Initier, donner envie, rendre accessible à de jeunes enfants un joyau du répertoire mozartien, voilà le défi que le Théâtre des Champs Elysées s’est lancé en ce début d’année en accueillant pendant deux semaines les Petites Noces (d’après les Noces de Figaro), un opéra participatif d’abord donné à Rouen, interprété et dirigé par de jeunes artistes pour les plus jeunes.
Comme son nom l’indique, les Noces ont été remaniées pour être adaptées à un auditoire d’enfants, écourtées et traduites en français. Les puristes s’en offusqueront mais faire tenir assis des bouts d’chou en silence pendant plus de trois heures, même avec un entracte, eût été irréaliste et se serait vite apparenté à une expérience de dégoût pour nos chères têtes blondes. Dès lors, il fallait impérativement procéder à quelques ajustements sur la partition pour que le spectacle dure soixante-quinze minutes.
L’ouverture est ainsi largement amputée avec des raccords bien identifiables, ce qui déroute à plusieurs reprises, à l’instar du second air de la Comtesse, le « Dove Sono », dont seule la seconde partie fut chantée ou, plus incompréhensible, la suppression de la cadence si mozartienne du « Non piu Andrai ». Les intrigues parallèles comme les personnages de Barberine et Marcelline à peine évoqués disparaissent de l’histoire qui se concentre sur les deux couples phare, Basilio et le fil conducteur du spectacle, Chérubin. En effet, le rideau se lève sur un adolescent qui arrive en trottinette à une exposition consacrée aux Noces de Figaro représentant les statues des principaux personnages. Il s’éprend de celle de la comtesse.
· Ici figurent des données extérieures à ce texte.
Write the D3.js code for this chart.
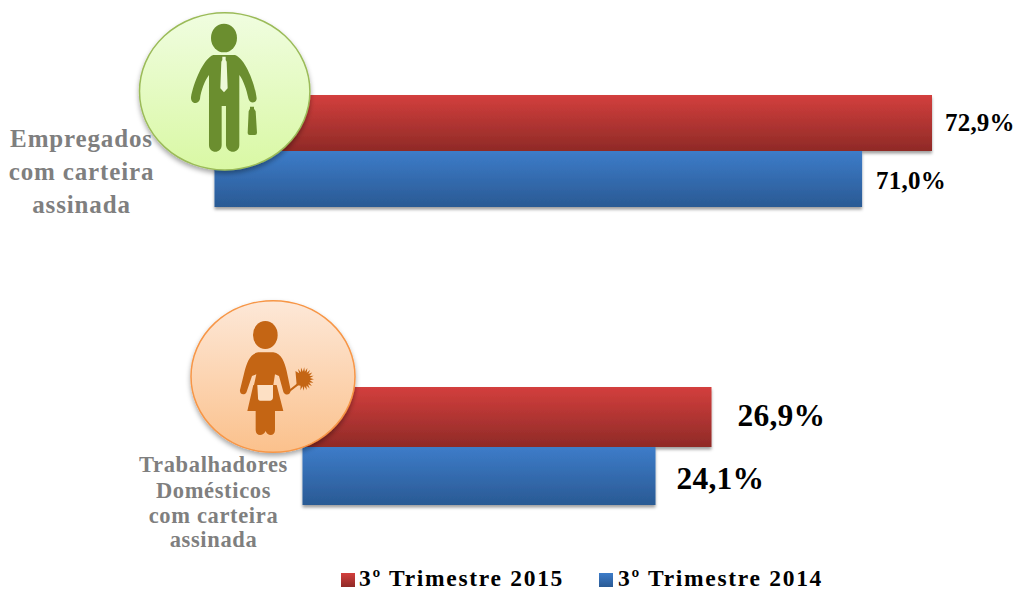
<!DOCTYPE html>
<html><head><meta charset="utf-8">
<style>html,body{margin:0;padding:0;background:#fff}svg{display:block}text{font-family:"Liberation Serif",serif;font-weight:bold}</style>
<script src="https://cdn.jsdelivr.net/npm/d3@7/dist/d3.min.js"></script></head>
<body><svg id="c" width="1018" height="591"></svg>
<script>
const groups=["Empregados com carteira assinada","Trabalhadores Domésticos com carteira assinada"];
const seriesNames=["3º Trimestre 2015","3º Trimestre 2014"];
const values2015=[72.9,26.9];
const values2014=[71.0,24.1];
const axisStart=[53.4,6.45];
const axisEnd=[72.9,26.9];

const svg=d3.select("#c"),defs=svg.append("defs");
function grad(id,a,b){const g=defs.append("linearGradient").attr("id",id).attr("x1",0).attr("x2",0).attr("y1",0).attr("y2",1);
 g.append("stop").attr("offset",0).attr("stop-color",a);g.append("stop").attr("offset",1).attr("stop-color",b);}
grad("red","#d33f3d","#8f2a27");grad("blue","#3d7cc9","#2a5a94");
grad("green","#f0fde0","#d9f8a4");grad("orange","#fde8d8","#fbc18c");
const sh=(id,dy,b,o)=>{const f=defs.append("filter").attr("id",id).attr("x","-10%").attr("y","-15%").attr("width","125%").attr("height","135%");
 f.append("feDropShadow").attr("dx",0).attr("dy",dy).attr("stdDeviation",b).attr("flood-color","#000").attr("flood-opacity",o);};
sh("bs",2.5,1.5,.38);sh("cs",3,2.5,.35);

const fmt=d3.formatLocale({decimal:",",thousands:".",grouping:[3],currency:["",""]}).format(".1f");
const layout=[
 {x0:214.5,x1:932,y:95,h1:56,h2:56,fs:25,labelDx:[13,14],labelDy:[0,2]},
 {x0:302.5,x1:711.5,y:387,h1:60,h2:58,fs:31.5,labelDx:[26,21],labelDy:[0,4]}
];
const colors=["url(#red)","url(#blue)"];
groups.forEach((g,i)=>{
 const L=layout[i],x=d3.scaleLinear().domain([axisStart[i],axisEnd[i]]).range([L.x0,L.x1]);
 const y=d3.scaleOrdinal().domain(seriesNames).range([L.y,L.y+L.h1]);
 const rows=[{s:seriesNames[0],v:values2015[i],h:L.h1,c:colors[0]},{s:seriesNames[1],v:values2014[i],h:L.h2,c:colors[1]}];
 const gg=svg.append("g");
 gg.selectAll("rect").data(rows).join("rect").attr("x",x(axisStart[i])).attr("y",d=>y(d.s)).attr("width",d=>x(d.v)-x(axisStart[i])).attr("height",d=>d.h).attr("fill",d=>d.c).attr("filter","url(#bs)");
 gg.selectAll("text").data(rows).join("text").attr("x",(d,j)=>x(d.v)+L.labelDx[j]).attr("y",(d,j)=>y(d.s)+d.h/2+L.fs*.3+L.labelDy[j]).attr("font-size",L.fs).attr("fill","#000").attr("letter-spacing",.2).text(d=>fmt(d.v)+"%");
});

// category labels
const lab1=["Empregados","com carteira","assinada"],lab1y=[147,180,213];
const lab2=["Trabalhadores","Domésticos","com carteira","assinada"],lab2y=[472,498,523,547];
svg.append("g").selectAll("text").data(lab1).join("text").attr("x",81.5).attr("y",(d,i)=>lab1y[i]).attr("text-anchor","middle").attr("font-size",25).attr("letter-spacing",.85).attr("fill","#7f7f7f").text(d=>d);
svg.append("g").selectAll("text").data(lab2).join("text").attr("x",213.5).attr("y",(d,i)=>lab2y[i]).attr("text-anchor","middle").attr("font-size",22.5).attr("letter-spacing",.65).attr("fill","#7f7f7f").text(d=>d);

// circles + icons
svg.append("ellipse").attr("cx",224.7).attr("cy",91.3).attr("rx",85.2).attr("ry",78.6).attr("fill","url(#green)").attr("stroke","#9bbb59").attr("stroke-width",1.5).attr("filter","url(#cs)");
const man=svg.append("g").attr("transform","translate(130,0) scale(.3333)").attr("fill","#6b8e2f");
man.append("ellipse").attr("cx",282).attr("cy",114).attr("rx",39).attr("ry",43);
man.append("path").attr("d","M250,165 L315,165 C345,175 375,250 380,295 C380,312 358,312 355,295 C350,270 340,240 328,225 L328,435 C328,462 290,462 288,435 L288,318 L275,318 L275,435 C275,462 237,462 237,435 L237,225 C225,240 212,275 210,297 C205,315 182,312 183,292 C190,250 220,175 250,165Z");
man.append("path").attr("fill","#eefad8").attr("d","M277,170 h10 v10 l3,5 l3,80 l-11,12 l-11,-12 l3,-80 l3,-5z");
man.append("path").attr("d","M360,320 h12 l0,6 l5,8 l4,64 q0,7 -6,7 h-16 q-6,0 -6,-6 l3,-65 l4,-8z");

svg.append("ellipse").attr("cx",273).attr("cy",376.5).attr("rx",82).attr("ry",75.8).attr("fill","url(#orange)").attr("stroke","#f79646").attr("stroke-width",1.5).attr("filter","url(#cs)");
const maid=svg.append("g").attr("transform","translate(180,295) scale(.3333)").attr("fill","#c46514");
maid.append("ellipse").attr("cx",256).attr("cy",120).attr("rx",37).attr("ry",42);
maid.append("path").attr("d","M235,172 H280 C305,175 315,205 320,228 L332,285 C332,302 314,302 310,290 L297,243 L285,238 L280,270 L290,270 L310,348 L285,348 L285,405 C285,425 262,425 257,408 C250,425 227,425 227,405 L227,348 L202,348 L220,270 L222,270 L229,238 L216,243 L200,290 C196,302 178,300 180,285 L194,228 C200,205 210,175 235,172Z");
maid.append("path").attr("fill","#fde0c4").attr("d","M232,270 H279 V306 q0,10 -8,11 H241 q-8,0 -7,-11z");
maid.append("path").attr("fill","none").attr("stroke","#c46514").attr("stroke-width",6).attr("stroke-linecap","round").attr("d","M328,288 L356,266");
const spikes=d3.range(30).map(k=>{const a=-2.4+k*(4.4/29),r=k%2?20:32;return [370+r*Math.cos(a),252+r*Math.sin(a)*1.1];});
maid.append("path").attr("d",d3.line()(spikes.concat([[350,270]]))+"Z");

// legend
const lg=svg.append("g");
const lx=[341,599],tx=[359,618],sw=["url(#red)","url(#blue)"];
seriesNames.forEach((s,i)=>{
 lg.append("rect").attr("x",lx[i]).attr("y",573).attr("width",14).attr("height",14).attr("fill",sw[i]);
 lg.append("text").attr("x",tx[i]).attr("y",586).attr("font-size",23.5).attr("letter-spacing",1.7).attr("fill","#000").text(s);
});
</script></body></html>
Et comme dans Une nuit au musée, les statues s’animent et le jeune homme se retrouve projeté en Chérubin au cœur du XVIIIème siècle.
Musicalement et théâtralement, ce spectacle est une réussite : Les enfants ressortent avec des étoiles plein les yeux et les oreilles, heureux d’avoir pu reprendre en chœur quelques tubes de l’œuvre originale, grâce à la présence des chefs de chant et surtout du chef Inaki Encina Oyon, dirigeant de main de maître l’Orchestre des Jeunes d’Ile-de-France, et rattrapant comme il se doit les retards du public.
Quant aux parents, ils n’ont pu que se réjouir de la qualité artistique apportée à ces Petites Noces. Le plateau, très homogène, était servi par plusieurs jeunes étoiles en devenir de l’art lyrique, parfaitement dirigés dans la mise en scène de Gilles Rico. Les pétulants Figaro de Kamil Ben Hsaïn Lachiri, finaliste du concours Voix Nouvelles 2018, et Comte Almaviva de Gilen Goicoecheva prennent plaisir à se défier sous les yeux de l’irrésistible Basilio de Pierre-Antoine Chaumien, aussi acteur que musicien, faaisant claquer les portes et multipliant les situations comiques, pour le plus grand bonheur des enfants, avec le Chérubin facétieux d’Albane Carrère campe qui se révèle pleinement dans son « Voi che sapete ». Mais le coup de cœur de l’après-midi revient à la remarquable Comtesse de Chloé Chaume et à la ravissante Suzanne de Tamara Bounazou dont il faut saluer les timbres soyeux et la ligne de chant maîtrisée.
Il tarde de les entendre dans les Grandes Noces à présent.